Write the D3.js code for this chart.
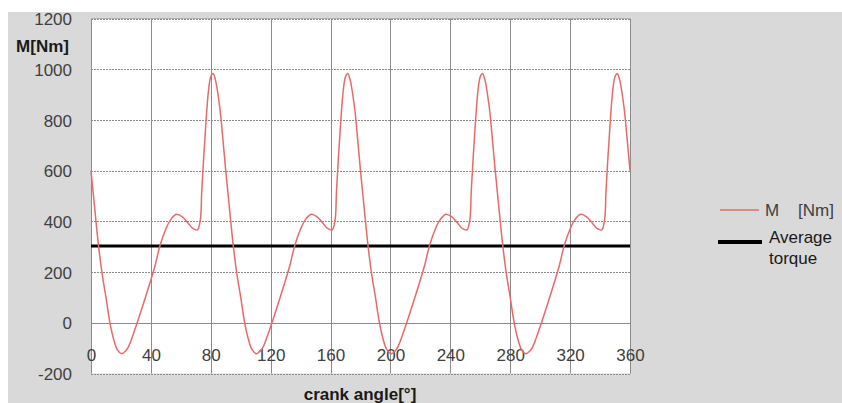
<!DOCTYPE html>
<html>
<head>
<meta charset="utf-8">
<script src="https://cdn.jsdelivr.net/npm/d3@7/dist/d3.min.js"></script>
<style>
  html, body { margin: 0; padding: 0; background: #ffffff; }
  svg { display: block; }
  text { font-family: "Liberation Sans", Arial, sans-serif; }
</style>
</head>
<body>
<svg id="chart" width="842" height="403"></svg>
<script>
// ---- data ----
const angles = [
  0, 2.5, 5, 7.5, 10, 12.5, 15, 17.5, 20.5, 23, 25, 30, 35, 40, 43, 46, 50, 53, 57, 61, 65, 68, 71, 73, 74, 76, 78.5, 80, 81.5, 83, 86, 88,
  90, 92.5, 95, 97.5, 100, 102.5, 105, 107.5, 110.5, 113, 115, 120, 125, 130, 133, 136, 140, 143, 147, 151, 155, 158, 161, 163, 164, 166, 168.5, 170, 171.5, 173, 176, 178,
  180, 182.5, 185, 187.5, 190, 192.5, 195, 197.5, 200.5, 203, 205, 210, 215, 220, 223, 226, 230, 233, 237, 241, 245, 248, 251, 253, 254, 256, 258.5, 260, 261.5, 263, 266, 268,
  270, 272.5, 275, 277.5, 280, 282.5, 285, 287.5, 290.5, 293, 295, 300, 305, 310, 313, 316, 320, 323, 327, 331, 335, 338, 341, 343, 344, 346, 348.5, 350, 351.5, 353, 356, 358,
  360
];
const torque = [
  600, 450, 305, 190, 100, 5, -62, -105, -122, -112, -95, -15, 75, 170, 230, 303, 370, 405, 428, 418, 392, 372, 366, 405, 523, 720, 917, 970, 983, 960, 850, 730,
  600, 450, 305, 190, 100, 5, -62, -105, -122, -112, -95, -15, 75, 170, 230, 303, 370, 405, 428, 418, 392, 372, 366, 405, 523, 720, 917, 970, 983, 960, 850, 730,
  600, 450, 305, 190, 100, 5, -62, -105, -122, -112, -95, -15, 75, 170, 230, 303, 370, 405, 428, 418, 392, 372, 366, 405, 523, 720, 917, 970, 983, 960, 850, 730,
  600, 450, 305, 190, 100, 5, -62, -105, -122, -112, -95, -15, 75, 170, 230, 303, 370, 405, 428, 418, 392, 372, 366, 405, 523, 720, 917, 970, 983, 960, 850, 730,
  600
];
const averageTorque = 303;
const xTicks = [0, 40, 80, 120, 160, 200, 240, 280, 320, 360];
const yTicks = [-200, 0, 200, 400, 600, 800, 1000, 1200];
const xLabel = "crank angle[°]";
const yLabel = "M[Nm]";
const legendLabels = ["M    [Nm]", "Average", "torque"];

// ---- layout ----
const svg = d3.select("#chart");
const plot = { left: 91, right: 630, top: 18.5, bottom: 373.5 };

svg.append("rect").attr("x", 8).attr("y", 12).attr("width", 834).attr("height", 391).attr("fill", "#d9d9d9");

const x = d3.scaleLinear().domain([0, 360]).range([plot.left, plot.right]);
const y = d3.scaleLinear().domain([-200, 1200]).range([plot.bottom, plot.top]);

svg.append("rect")
  .attr("x", plot.left).attr("y", plot.top)
  .attr("width", plot.right - plot.left).attr("height", plot.bottom - plot.top)
  .attr("fill", "#ffffff");

// horizontal dotted gridlines
const g = svg.append("g");
g.selectAll("line.h").data(yTicks.filter(d => d !== 0)).enter().append("line")
  .attr("x1", plot.left).attr("x2", plot.right)
  .attr("y1", d => Math.round(y(d)) + 0.5).attr("y2", d => Math.round(y(d)) + 0.5)
  .attr("stroke", "#8a8a8a").attr("stroke-width", 1).attr("stroke-dasharray", "2,1");

// vertical solid gridlines
g.selectAll("line.v").data(xTicks).enter().append("line")
  .attr("x1", d => Math.round(x(d)) + 0.5).attr("x2", d => Math.round(x(d)) + 0.5)
  .attr("y1", plot.top).attr("y2", plot.bottom)
  .attr("stroke", "#8c8c8c").attr("stroke-width", 1);

// zero axis line (solid)
g.append("line")
  .attr("x1", plot.left).attr("x2", plot.right)
  .attr("y1", Math.round(y(0)) + 0.5).attr("y2", Math.round(y(0)) + 0.5)
  .attr("stroke", "#8c8c8c").attr("stroke-width", 1);

// top border
g.append("line")
  .attr("x1", plot.left).attr("x2", plot.right)
  .attr("y1", plot.top).attr("y2", plot.top)
  .attr("stroke", "#b0b0b0").attr("stroke-width", 1);

// y axis tick labels
const yAxis = d3.axisLeft(y).tickValues(yTicks).tickSize(0).tickPadding(0).tickFormat(d => String(d));
const ya = svg.append("g").attr("transform", "translate(72,0)").call(yAxis);
ya.select(".domain").remove();
ya.selectAll("text").attr("font-size", "17px").attr("fill", "#404040")
  .attr("font-family", "'Liberation Sans', Arial, sans-serif").attr("dy", "0.36em");

// x axis tick labels (just below zero line)
const xAxis = d3.axisBottom(x).tickValues(xTicks).tickSize(0).tickPadding(0).tickFormat(d => String(d));
const xa = svg.append("g").attr("transform", `translate(0,${y(0) + 32})`).call(xAxis);
xa.select(".domain").remove();
xa.selectAll("text").attr("font-size", "17px").attr("fill", "#404040")
  .attr("font-family", "'Liberation Sans', Arial, sans-serif").attr("dy", "0.36em");

// average torque line
svg.append("line")
  .attr("x1", x(0)).attr("x2", x(360))
  .attr("y1", y(averageTorque)).attr("y2", y(averageTorque))
  .attr("stroke", "#000000").attr("stroke-width", 3);

// torque curve
const pts = angles.map((a, i) => [a, torque[i]]);
const line = d3.line().x(d => x(d[0])).y(d => y(d[1])).curve(d3.curveCatmullRom.alpha(0.5));
svg.append("path").datum(pts).attr("d", line)
  .attr("fill", "none").attr("stroke", "#e66a6a").attr("stroke-width", 1.5);

// axis titles
svg.append("text").attr("x", 69).attr("y", 52).attr("text-anchor", "end")
  .attr("font-size", "17px").attr("font-weight", "bold").attr("fill", "#1a1a1a").text(yLabel);
svg.append("text").attr("x", 360).attr("y", 400).attr("text-anchor", "middle")
  .attr("font-size", "17px").attr("font-weight", "bold").attr("fill", "#1a1a1a").text(xLabel);

// legend
svg.append("line").attr("x1", 720).attr("x2", 759).attr("y1", 210).attr("y2", 210)
  .attr("stroke", "#e66a6a").attr("stroke-width", 1.5);
svg.append("text").attr("x", 765).attr("y", 210).attr("dy", "0.36em")
  .attr("font-size", "17px").attr("fill", "#404040").style("white-space", "pre").text(legendLabels[0]);
svg.append("line").attr("x1", 718).attr("x2", 762).attr("y1", 242).attr("y2", 242)
  .attr("stroke", "#000000").attr("stroke-width", 4);
svg.append("text").attr("x", 769).attr("y", 237).attr("dy", "0.36em")
  .attr("font-size", "17px").attr("fill", "#1a1a1a").text(legendLabels[1]);
svg.append("text").attr("x", 769).attr("y", 258).attr("dy", "0.36em")
  .attr("font-size", "17px").attr("fill", "#1a1a1a").text(legendLabels[2]);
</script>
</body>
</html>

*GOAL:* In this exercise, set down all of the data exactly, without the pictures.

*WRITTEN RESPONSE:*
Write the D3.js code for this chart.
<!DOCTYPE html>
<html>
<head>
<meta charset="utf-8">
<script src="https://cdn.jsdelivr.net/npm/d3@7/dist/d3.min.js"></script>
<style>
  html, body { margin: 0; padding: 0; background: #ffffff; }
  svg { display: block; }
  text { font-family: "Liberation Sans", Arial, sans-serif; }
</style>
</head>
<body>
<svg id="chart" width="842" height="403"></svg>
<script>
// ---- data ----
const angles = [
  0, 2.5, 5, 7.5, 10, 12.5, 15, 17.5, 20.5, 23, 25, 30, 35, 40, 43, 46, 50, 53, 57, 61, 65, 68, 71, 73, 74, 76, 78.5, 80, 81.5, 83, 86, 88,
  90, 92.5, 95, 97.5, 100, 102.5, 105, 107.5, 110.5, 113, 115, 120, 125, 130, 133, 136, 140, 143, 147, 151, 155, 158, 161, 163, 164, 166, 168.5, 170, 171.5, 173, 176, 178,
  180, 182.5, 185, 187.5, 190, 192.5, 195, 197.5, 200.5, 203, 205, 210, 215, 220, 223, 226, 230, 233, 237, 241, 245, 248, 251, 253, 254, 256, 258.5, 260, 261.5, 263, 266, 268,
  270, 272.5, 275, 277.5, 280, 282.5, 285, 287.5, 290.5, 293, 295, 300, 305, 310, 313, 316, 320, 323, 327, 331, 335, 338, 341, 343, 344, 346, 348.5, 350, 351.5, 353, 356, 358,
  360
];
const torque = [
  600, 450, 305, 190, 100, 5, -62, -105, -122, -112, -95, -15, 75, 170, 230, 303, 370, 405, 428, 418, 392, 372, 366, 405, 523, 720, 917, 970, 983, 960, 850, 730,
  600, 450, 305, 190, 100, 5, -62, -105, -122, -112, -95, -15, 75, 170, 230, 303, 370, 405, 428, 418, 392, 372, 366, 405, 523, 720, 917, 970, 983, 960, 850, 730,
  600, 450, 305, 190, 100, 5, -62, -105, -122, -112, -95, -15, 75, 170, 230, 303, 370, 405, 428, 418, 392, 372, 366, 405, 523, 720, 917, 970, 983, 960, 850, 730,
  600, 450, 305, 190, 100, 5, -62, -105, -122, -112, -95, -15, 75, 170, 230, 303, 370, 405, 428, 418, 392, 372, 366, 405, 523, 720, 917, 970, 983, 960, 850, 730,
  600
];
const averageTorque = 303;
const xTicks = [0, 40, 80, 120, 160, 200, 240, 280, 320, 360];
const yTicks = [-200, 0, 200, 400, 600, 800, 1000, 1200];
const xLabel = "crank angle[°]";
const yLabel = "M[Nm]";
const legendLabels = ["M    [Nm]", "Average", "torque"];

// ---- layout ----
const svg = d3.select("#chart");
const plot = { left: 91, right: 630, top: 18.5, bottom: 373.5 };

svg.append("rect").attr("x", 8).attr("y", 12).attr("width", 834).attr("height", 391).attr("fill", "#d9d9d9");

const x = d3.scaleLinear().domain([0, 360]).range([plot.left, plot.right]);
const y = d3.scaleLinear().domain([-200, 1200]).range([plot.bottom, plot.top]);

svg.append("rect")
  .attr("x", plot.left).attr("y", plot.top)
  .attr("width", plot.right - plot.left).attr("height", plot.bottom - plot.top)
  .attr("fill", "#ffffff");

// horizontal dotted gridlines
const g = svg.append("g");
g.selectAll("line.h").data(yTicks.filter(d => d !== 0)).enter().append("line")
  .attr("x1", plot.left).attr("x2", plot.right)
  .attr("y1", d => Math.round(y(d)) + 0.5).attr("y2", d => Math.round(y(d)) + 0.5)
  .attr("stroke", "#8a8a8a").attr("stroke-width", 1).attr("stroke-dasharray", "2,1");

// vertical solid gridlines
g.selectAll("line.v").data(xTicks).enter().append("line")
  .attr("x1", d => Math.round(x(d)) + 0.5).attr("x2", d => Math.round(x(d)) + 0.5)
  .attr("y1", plot.top).attr("y2", plot.bottom)
  .attr("stroke", "#8c8c8c").attr("stroke-width", 1);

// zero axis line (solid)
g.append("line")
  .attr("x1", plot.left).attr("x2", plot.right)
  .attr("y1", Math.round(y(0)) + 0.5).attr("y2", Math.round(y(0)) + 0.5)
  .attr("stroke", "#8c8c8c").attr("stroke-width", 1);

// top border
g.append("line")
  .attr("x1", plot.left).attr("x2", plot.right)
  .attr("y1", plot.top).attr("y2", plot.top)
  .attr("stroke", "#b0b0b0").attr("stroke-width", 1);

// y axis tick labels
const yAxis = d3.axisLeft(y).tickValues(yTicks).tickSize(0).tickPadding(0).tickFormat(d => String(d));
const ya = svg.append("g").attr("transform", "translate(72,0)").call(yAxis);
ya.select(".domain").remove();
ya.selectAll("text").attr("font-size", "17px").attr("fill", "#404040")
  .attr("font-family", "'Liberation Sans', Arial, sans-serif").attr("dy", "0.36em");

// x axis tick labels (just below zero line)
const xAxis = d3.axisBottom(x).tickValues(xTicks).tickSize(0).tickPadding(0).tickFormat(d => String(d));
const xa = svg.append("g").attr("transform", `translate(0,${y(0) + 32})`).call(xAxis);
xa.select(".domain").remove();
xa.selectAll("text").attr("font-size", "17px").attr("fill", "#404040")
  .attr("font-family", "'Liberation Sans', Arial, sans-serif").attr("dy", "0.36em");

// average torque line
svg.append("line")
  .attr("x1", x(0)).attr("x2", x(360))
  .attr("y1", y(averageTorque)).attr("y2", y(averageTorque))
  .attr("stroke", "#000000").attr("stroke-width", 3);

// torque curve
const pts = angles.map((a, i) => [a, torque[i]]);
const line = d3.line().x(d => x(d[0])).y(d => y(d[1])).curve(d3.curveCatmullRom.alpha(0.5));
svg.append("path").datum(pts).attr("d", line)
  .attr("fill", "none").attr("stroke", "#e66a6a").attr("stroke-width", 1.5);

// axis titles
svg.append("text").attr("x", 69).attr("y", 52).attr("text-anchor", "end")
  .attr("font-size", "17px").attr("font-weight", "bold").attr("fill", "#1a1a1a").text(yLabel);
svg.append("text").attr("x", 360).attr("y", 400).attr("text-anchor", "middle")
  .attr("font-size", "17px").attr("font-weight", "bold").attr("fill", "#1a1a1a").text(xLabel);

// legend
svg.append("line").attr("x1", 720).attr("x2", 759).attr("y1", 210).attr("y2", 210)
  .attr("stroke", "#e66a6a").attr("stroke-width", 1.5);
svg.append("text").attr("x", 765).attr("y", 210).attr("dy", "0.36em")
  .attr("font-size", "17px").attr("fill", "#404040").style("white-space", "pre").text(legendLabels[0]);
svg.append("line").attr("x1", 718).attr("x2", 762).attr("y1", 242).attr("y2", 242)
  .attr("stroke", "#000000").attr("stroke-width", 4);
svg.append("text").attr("x", 769).attr("y", 237).attr("dy", "0.36em")
  .attr("font-size", "17px").attr("fill", "#1a1a1a").text(legendLabels[1]);
svg.append("text").attr("x", 769).attr("y", 258).attr("dy", "0.36em")
  .attr("font-size", "17px").attr("fill", "#1a1a1a").text(legendLabels[2]);
</script>
</body>
</html>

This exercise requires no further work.